In the listing below, find every line with the string "chart" and pull it out.

### Recorded data
§ §

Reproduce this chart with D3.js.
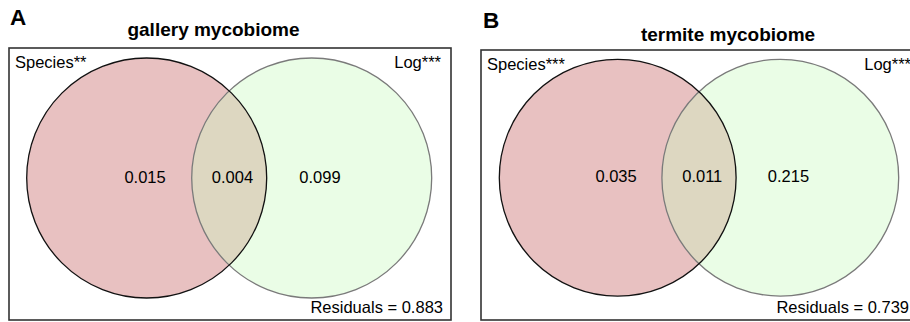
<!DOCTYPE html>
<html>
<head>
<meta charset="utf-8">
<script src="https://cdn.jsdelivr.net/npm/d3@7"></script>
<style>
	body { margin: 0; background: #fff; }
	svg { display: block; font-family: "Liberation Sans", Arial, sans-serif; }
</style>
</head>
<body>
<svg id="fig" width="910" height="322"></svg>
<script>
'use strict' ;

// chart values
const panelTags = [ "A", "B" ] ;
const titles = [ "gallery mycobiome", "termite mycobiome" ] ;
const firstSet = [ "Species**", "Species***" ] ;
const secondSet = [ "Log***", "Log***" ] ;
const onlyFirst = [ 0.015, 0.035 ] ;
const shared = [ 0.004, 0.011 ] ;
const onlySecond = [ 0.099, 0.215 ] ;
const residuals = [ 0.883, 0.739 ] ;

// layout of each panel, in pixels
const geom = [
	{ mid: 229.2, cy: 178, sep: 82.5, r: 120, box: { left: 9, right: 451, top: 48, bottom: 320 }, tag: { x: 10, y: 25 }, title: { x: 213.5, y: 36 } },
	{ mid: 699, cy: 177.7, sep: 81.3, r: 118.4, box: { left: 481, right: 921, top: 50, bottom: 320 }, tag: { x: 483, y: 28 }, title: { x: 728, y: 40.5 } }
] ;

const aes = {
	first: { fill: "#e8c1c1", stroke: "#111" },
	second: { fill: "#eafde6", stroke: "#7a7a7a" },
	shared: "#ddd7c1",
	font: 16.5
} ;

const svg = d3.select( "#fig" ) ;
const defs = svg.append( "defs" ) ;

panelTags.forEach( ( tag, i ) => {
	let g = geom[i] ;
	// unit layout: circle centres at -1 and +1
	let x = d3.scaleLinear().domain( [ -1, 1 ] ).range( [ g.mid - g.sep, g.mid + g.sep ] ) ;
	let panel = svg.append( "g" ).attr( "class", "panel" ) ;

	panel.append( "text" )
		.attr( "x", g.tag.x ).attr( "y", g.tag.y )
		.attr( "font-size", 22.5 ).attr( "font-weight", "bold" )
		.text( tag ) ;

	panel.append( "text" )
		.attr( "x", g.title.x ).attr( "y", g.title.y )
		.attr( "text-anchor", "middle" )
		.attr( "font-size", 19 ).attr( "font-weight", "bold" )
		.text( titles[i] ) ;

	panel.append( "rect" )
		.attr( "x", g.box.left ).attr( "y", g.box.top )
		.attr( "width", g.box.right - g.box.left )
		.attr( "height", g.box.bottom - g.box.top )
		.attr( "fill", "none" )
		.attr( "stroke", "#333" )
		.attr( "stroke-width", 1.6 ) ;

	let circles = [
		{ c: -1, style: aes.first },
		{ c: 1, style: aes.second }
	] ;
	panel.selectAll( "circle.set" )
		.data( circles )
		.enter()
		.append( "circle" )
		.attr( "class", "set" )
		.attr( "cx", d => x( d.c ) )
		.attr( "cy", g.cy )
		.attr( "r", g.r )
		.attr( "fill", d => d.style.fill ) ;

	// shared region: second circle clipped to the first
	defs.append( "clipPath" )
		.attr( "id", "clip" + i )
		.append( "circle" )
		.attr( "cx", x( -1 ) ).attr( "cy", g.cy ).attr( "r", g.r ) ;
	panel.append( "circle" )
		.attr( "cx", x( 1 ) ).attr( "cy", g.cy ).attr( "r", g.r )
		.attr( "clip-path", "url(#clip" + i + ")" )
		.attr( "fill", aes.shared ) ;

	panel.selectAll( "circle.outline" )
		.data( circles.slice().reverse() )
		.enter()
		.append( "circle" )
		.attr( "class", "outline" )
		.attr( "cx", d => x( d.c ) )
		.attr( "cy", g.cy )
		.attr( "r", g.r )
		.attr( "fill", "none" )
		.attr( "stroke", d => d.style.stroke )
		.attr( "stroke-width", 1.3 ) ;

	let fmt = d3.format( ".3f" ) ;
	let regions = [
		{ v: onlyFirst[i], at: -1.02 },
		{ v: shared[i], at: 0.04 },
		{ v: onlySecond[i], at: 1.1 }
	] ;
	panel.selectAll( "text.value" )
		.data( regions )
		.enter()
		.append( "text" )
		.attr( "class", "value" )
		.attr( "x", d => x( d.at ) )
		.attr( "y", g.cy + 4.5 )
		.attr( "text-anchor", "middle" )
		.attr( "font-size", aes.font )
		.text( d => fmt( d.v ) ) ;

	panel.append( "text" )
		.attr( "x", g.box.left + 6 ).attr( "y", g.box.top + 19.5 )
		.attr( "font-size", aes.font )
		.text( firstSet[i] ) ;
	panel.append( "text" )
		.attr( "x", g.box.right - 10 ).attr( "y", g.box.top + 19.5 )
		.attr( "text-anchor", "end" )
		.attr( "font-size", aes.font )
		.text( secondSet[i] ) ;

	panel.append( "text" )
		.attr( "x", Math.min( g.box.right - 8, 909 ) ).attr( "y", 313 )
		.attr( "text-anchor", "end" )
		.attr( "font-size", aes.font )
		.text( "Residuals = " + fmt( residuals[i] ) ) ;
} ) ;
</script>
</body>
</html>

§ §

### Correct output
Reproduce this chart with D3.js.
// chart values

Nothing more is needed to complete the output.